Exercise task:
From the material below, list every line containing "this".

Collected data:
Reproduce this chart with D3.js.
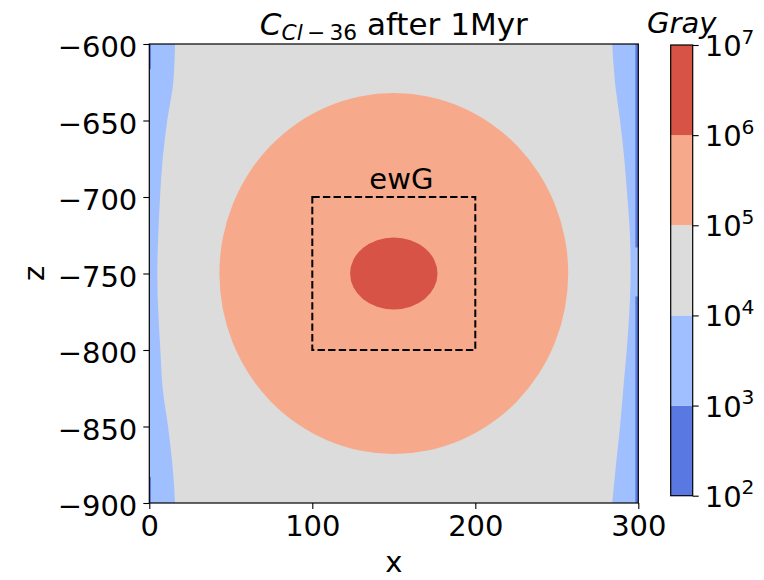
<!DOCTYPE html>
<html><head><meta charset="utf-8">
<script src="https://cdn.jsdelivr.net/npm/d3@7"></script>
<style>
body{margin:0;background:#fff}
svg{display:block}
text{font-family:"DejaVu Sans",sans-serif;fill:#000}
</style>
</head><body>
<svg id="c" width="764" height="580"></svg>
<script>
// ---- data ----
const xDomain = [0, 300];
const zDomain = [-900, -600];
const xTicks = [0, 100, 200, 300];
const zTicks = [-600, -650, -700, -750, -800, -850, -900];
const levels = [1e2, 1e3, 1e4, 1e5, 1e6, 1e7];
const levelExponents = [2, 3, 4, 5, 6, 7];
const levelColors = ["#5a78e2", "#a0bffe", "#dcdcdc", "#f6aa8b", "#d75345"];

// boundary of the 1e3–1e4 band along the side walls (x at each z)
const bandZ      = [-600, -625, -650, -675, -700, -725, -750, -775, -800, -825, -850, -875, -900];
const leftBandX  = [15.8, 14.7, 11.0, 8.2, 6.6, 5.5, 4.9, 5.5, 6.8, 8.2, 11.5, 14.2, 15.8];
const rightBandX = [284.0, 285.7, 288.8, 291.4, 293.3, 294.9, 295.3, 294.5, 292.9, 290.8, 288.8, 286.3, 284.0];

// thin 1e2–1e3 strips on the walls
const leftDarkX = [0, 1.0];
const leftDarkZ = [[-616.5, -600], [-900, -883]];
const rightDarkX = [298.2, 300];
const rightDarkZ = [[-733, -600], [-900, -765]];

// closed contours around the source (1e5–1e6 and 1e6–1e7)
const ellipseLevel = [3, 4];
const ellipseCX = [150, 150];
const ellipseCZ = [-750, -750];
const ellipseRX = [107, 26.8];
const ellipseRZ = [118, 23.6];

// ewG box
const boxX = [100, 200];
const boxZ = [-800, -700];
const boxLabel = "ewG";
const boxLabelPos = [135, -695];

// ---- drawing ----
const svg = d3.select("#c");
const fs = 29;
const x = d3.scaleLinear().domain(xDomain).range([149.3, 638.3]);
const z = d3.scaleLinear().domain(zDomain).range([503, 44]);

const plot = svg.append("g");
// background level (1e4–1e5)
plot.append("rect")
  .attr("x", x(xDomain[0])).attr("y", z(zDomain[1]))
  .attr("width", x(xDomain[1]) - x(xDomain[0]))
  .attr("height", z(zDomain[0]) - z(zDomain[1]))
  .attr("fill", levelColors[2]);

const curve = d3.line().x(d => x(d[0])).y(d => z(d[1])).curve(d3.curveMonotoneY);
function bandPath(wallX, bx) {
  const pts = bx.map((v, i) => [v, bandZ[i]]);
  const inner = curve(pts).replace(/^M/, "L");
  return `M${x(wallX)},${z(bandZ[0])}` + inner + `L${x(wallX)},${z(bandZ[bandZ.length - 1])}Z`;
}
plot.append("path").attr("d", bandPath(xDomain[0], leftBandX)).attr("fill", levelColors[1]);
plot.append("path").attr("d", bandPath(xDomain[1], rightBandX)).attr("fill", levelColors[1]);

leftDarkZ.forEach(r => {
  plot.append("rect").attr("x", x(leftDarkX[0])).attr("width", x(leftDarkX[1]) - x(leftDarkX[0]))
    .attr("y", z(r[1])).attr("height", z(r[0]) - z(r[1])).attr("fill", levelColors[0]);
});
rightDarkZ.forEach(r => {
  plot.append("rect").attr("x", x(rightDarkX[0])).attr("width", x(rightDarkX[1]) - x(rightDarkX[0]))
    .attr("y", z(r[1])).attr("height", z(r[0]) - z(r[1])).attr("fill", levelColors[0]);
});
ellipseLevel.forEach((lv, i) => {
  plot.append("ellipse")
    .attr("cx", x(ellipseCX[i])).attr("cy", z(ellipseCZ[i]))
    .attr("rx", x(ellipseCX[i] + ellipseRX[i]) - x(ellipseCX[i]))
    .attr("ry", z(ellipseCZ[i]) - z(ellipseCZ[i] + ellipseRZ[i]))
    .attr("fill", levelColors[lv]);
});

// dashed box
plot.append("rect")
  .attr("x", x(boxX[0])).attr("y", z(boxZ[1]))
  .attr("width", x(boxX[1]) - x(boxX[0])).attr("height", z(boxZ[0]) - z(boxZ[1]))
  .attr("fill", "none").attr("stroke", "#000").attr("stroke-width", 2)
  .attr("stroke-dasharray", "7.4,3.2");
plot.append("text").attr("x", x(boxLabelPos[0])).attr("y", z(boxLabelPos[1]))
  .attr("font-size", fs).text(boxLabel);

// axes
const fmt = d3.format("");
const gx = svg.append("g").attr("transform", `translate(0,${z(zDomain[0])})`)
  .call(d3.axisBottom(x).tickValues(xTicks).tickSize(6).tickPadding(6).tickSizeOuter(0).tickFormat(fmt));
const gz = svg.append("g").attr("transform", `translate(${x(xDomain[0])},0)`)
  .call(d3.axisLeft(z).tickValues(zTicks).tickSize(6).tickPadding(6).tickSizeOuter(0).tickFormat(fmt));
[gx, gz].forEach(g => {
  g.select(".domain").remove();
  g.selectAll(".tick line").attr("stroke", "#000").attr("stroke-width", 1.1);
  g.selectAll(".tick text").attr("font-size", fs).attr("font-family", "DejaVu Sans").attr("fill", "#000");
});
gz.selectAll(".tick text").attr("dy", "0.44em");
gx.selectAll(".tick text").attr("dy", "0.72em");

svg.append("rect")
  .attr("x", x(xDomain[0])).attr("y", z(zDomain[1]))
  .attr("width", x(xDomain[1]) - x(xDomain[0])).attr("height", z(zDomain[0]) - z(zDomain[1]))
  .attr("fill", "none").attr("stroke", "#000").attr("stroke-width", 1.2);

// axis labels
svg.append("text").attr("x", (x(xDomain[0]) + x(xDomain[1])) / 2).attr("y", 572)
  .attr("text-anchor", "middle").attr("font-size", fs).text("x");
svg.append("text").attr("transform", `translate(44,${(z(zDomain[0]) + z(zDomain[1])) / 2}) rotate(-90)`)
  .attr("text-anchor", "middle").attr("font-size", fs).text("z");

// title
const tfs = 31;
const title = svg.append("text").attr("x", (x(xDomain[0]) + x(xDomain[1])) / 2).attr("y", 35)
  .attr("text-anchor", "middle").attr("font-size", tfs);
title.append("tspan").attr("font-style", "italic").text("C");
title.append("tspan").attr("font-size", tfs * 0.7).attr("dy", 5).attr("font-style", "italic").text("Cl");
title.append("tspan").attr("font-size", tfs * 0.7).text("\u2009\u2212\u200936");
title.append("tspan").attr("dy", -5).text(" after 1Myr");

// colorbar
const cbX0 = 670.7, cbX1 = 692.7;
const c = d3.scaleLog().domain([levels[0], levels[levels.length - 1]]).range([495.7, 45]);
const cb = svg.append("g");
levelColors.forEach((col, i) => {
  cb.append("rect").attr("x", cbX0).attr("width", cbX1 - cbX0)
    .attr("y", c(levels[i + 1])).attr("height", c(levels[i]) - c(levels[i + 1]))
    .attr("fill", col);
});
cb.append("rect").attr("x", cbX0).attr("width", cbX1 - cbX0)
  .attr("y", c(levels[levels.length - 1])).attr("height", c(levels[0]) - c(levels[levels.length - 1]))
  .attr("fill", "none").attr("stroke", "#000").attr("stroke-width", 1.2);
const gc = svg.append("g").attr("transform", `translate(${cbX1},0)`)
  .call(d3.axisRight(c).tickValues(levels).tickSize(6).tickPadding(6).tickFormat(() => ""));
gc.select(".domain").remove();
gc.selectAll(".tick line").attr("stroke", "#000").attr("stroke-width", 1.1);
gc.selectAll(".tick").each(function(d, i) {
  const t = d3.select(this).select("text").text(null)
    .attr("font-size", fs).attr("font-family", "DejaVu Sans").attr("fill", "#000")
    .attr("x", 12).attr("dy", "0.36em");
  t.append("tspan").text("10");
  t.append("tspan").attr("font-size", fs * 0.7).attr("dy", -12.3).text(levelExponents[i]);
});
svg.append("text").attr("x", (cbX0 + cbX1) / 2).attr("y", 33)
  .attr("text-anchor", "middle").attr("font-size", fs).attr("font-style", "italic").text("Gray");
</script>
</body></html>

The output:
Reproduce this chart with D3.js.
  const t = d3.select(this).select("text").text(null)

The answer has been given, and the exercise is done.